As Reportagens sobre Olimpíadas Precisam Melhorar
Entre as reportagens do tipo “falta um ano”, há um foco esmagador na questão de saber se o Rio estará pronto para sediar os Jogos Olímpicos de 2016 em um ano. Uma manchete do The Daily Telegraph enunciava: “A corrida começou para ter o Rio pronto para os Jogos Olímpicos”, enquanto uma manchete no Miami Herald declarou: “Com as Olimpíadas de Verão a um ano para acontecer, o Brasil se pergunta se está pronto“. Um artigo no Globe and Mail pergunta mais sutilmente dentro do texto: “Será que estará pronto?”. Individualmente, são artigos atenciosos que estão céticos em relação aos projetos de legados olímpicos e fazem perguntas importantes sobre os custos dos Jogos.
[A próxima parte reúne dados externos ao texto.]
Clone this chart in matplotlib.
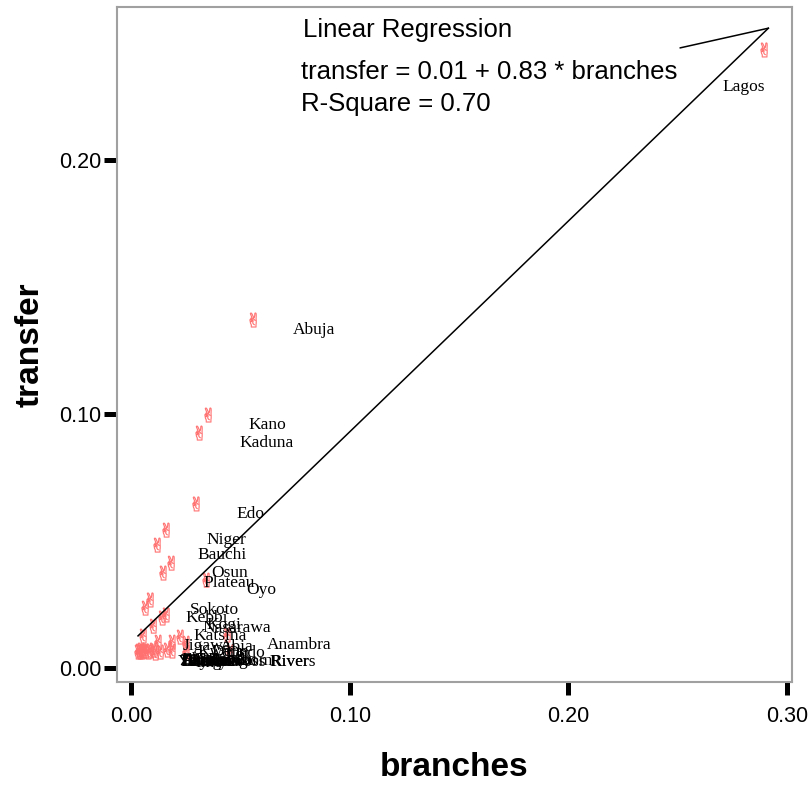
import numpy as np
import matplotlib
matplotlib.use("Agg")
import matplotlib.pyplot as plt

# state-level shares
states = [
    "Lagos", "Abuja", "Kano", "Kaduna", "Edo", "Niger", "Bauchi", "Osun",
    "Plateau", "Oyo", "Sokoto", "Kebbi", "Kogi", "Nasarawa", "Katsina",
    "Jigawa", "Abia", "Anambra", "Kwara", "Delta", "Ondo", "Rivers",
    "Zamfara", "Bayelsa", "Ekiti", "Yobe", "Ebonyi", "Gombe", "Taraba",
    "Benue", "Enugu", "Ogun", "Imo", "Borno", "Akwa Ibom", "Adamawa",
    "Cross River",
]
branches = [
    0.2894, 0.0558, 0.0352, 0.0311, 0.0297, 0.0160, 0.0119, 0.0183,
    0.0146, 0.0343, 0.0087, 0.0064, 0.0160, 0.0142, 0.0101,
    0.0055, 0.0224, 0.0439, 0.0123, 0.0187, 0.0251, 0.0453,
    0.0037, 0.0041, 0.0046, 0.0032, 0.0050, 0.0101, 0.0064,
    0.0165, 0.0187, 0.0133, 0.0110, 0.0078, 0.0087, 0.0055,
    0.0251,
]
transfer = [
    0.2433, 0.1370, 0.0996, 0.0925, 0.0646, 0.0543, 0.0484, 0.0413,
    0.0374, 0.0346, 0.0268, 0.0236, 0.0209, 0.0197, 0.0165,
    0.0126, 0.0122, 0.0130, 0.0102, 0.0102, 0.0098, 0.0063,
    0.0067, 0.0063, 0.0071, 0.0063, 0.0063, 0.0071, 0.0067,
    0.0071, 0.0067, 0.0063, 0.0059, 0.0063, 0.0067, 0.0067,
    0.0063,
]
intercept, slope, r_square = 0.01, 0.83, 0.70

sans = ["Liberation Sans", "DejaVu Sans"]
serif = ["Liberation Serif", "DejaVu Serif"]

fig = plt.figure(figsize=(8.11, 7.87), dpi=100)
ax = fig.add_axes([0.1443, 0.1334, 0.8323, 0.8577])

ax.scatter(branches, transfer, marker="$\u270C$", s=110,
           facecolors="none", edgecolors="#ff7070", linewidths=0.4, zorder=2)

for name, x, y in zip(states, branches, transfer):
    if name == "Lagos":
        off = (-42, -37)
    else:
        off = (40, -10)
    ax.annotate(name, (x, y), xytext=off, textcoords="offset pixels",
                ha="left", va="center", fontsize=12.5, family=serif, zorder=3)

# fitted line
xs = np.array([min(branches), max(branches) + 0.002])
ax.plot(xs, intercept + slope * xs, color="black", lw=1.1, zorder=4)
ax.annotate("", xy=(xs[-1], intercept + slope * xs[-1]), xytext=(0.251, 0.2441),
            arrowprops=dict(arrowstyle="-", color="black", lw=1.1, shrinkA=0, shrinkB=0))

ax.text(0.2755, 0.9665, "Linear Regression", transform=ax.transAxes,
        fontsize=18.5, family=sans, va="center", ha="left")
ax.text(0.2725, 0.9035, "transfer = %.2f + %.2f * branches" % (intercept, slope),
        transform=ax.transAxes, fontsize=18.5, family=sans, va="center", ha="left")
ax.text(0.2725, 0.8565, "R-Square = %.2f" % r_square, transform=ax.transAxes,
        fontsize=18.5, family=sans, va="center", ha="left")

ax.set_xlim(-0.0064, 0.3022)
ax.set_ylim(-0.0055, 0.2602)
ax.set_xticks([0.0, 0.1, 0.2, 0.3])
ax.set_yticks([0.0, 0.1, 0.2])
ax.set_xticklabels(["0.00", "0.10", "0.20", "0.30"], family=sans)
ax.set_yticklabels(["0.00", "0.10", "0.20"], family=sans)
ax.tick_params(axis="both", direction="out", length=9.5, width=3.6,
               labelsize=15.5, color="black")
ax.tick_params(axis="x", pad=8)
ax.tick_params(axis="y", pad=1.5)
for sp in ax.spines.values():
    sp.set_color("#a0a0a0")
    sp.set_linewidth(1.5)

ax.set_xlabel("branches", fontsize=24, fontweight="bold", family=sans, labelpad=18)
ax.set_ylabel("transfer", fontsize=24, fontweight="bold", family=sans, labelpad=10)

fig.savefig("out.png", dpi=100)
No entanto, um foco coletivo sobre a questão de saber se os Jogos Olímpicos estarão logisticamente prontos no próximo agosto corre o risco de criar baixa expectativa de sucesso. Como o pesquisador de grandes eventos Christopher Gaffney observou, a narrativa da mídia dominante de que os preparativos para a Copa do Mundo não estariam prontos a tempo, permitiu que a FIFA e os organizadores brasileiros reivindicassem que o evento foi um sucesso quando (quase toda) a infraestrutura estava pronta a tempo, independentemente dos impactos a longo prazo do campeonato. O jeito de manter as Olimpíadas de 2016 responsável pelos seus atos é ter uma cobertura da mídia que enfatiza as questões mais difíceis de custo e impactos sobre os cidadãos ao invés da questão mais fácil de saber se a infraestrutura estará pronta.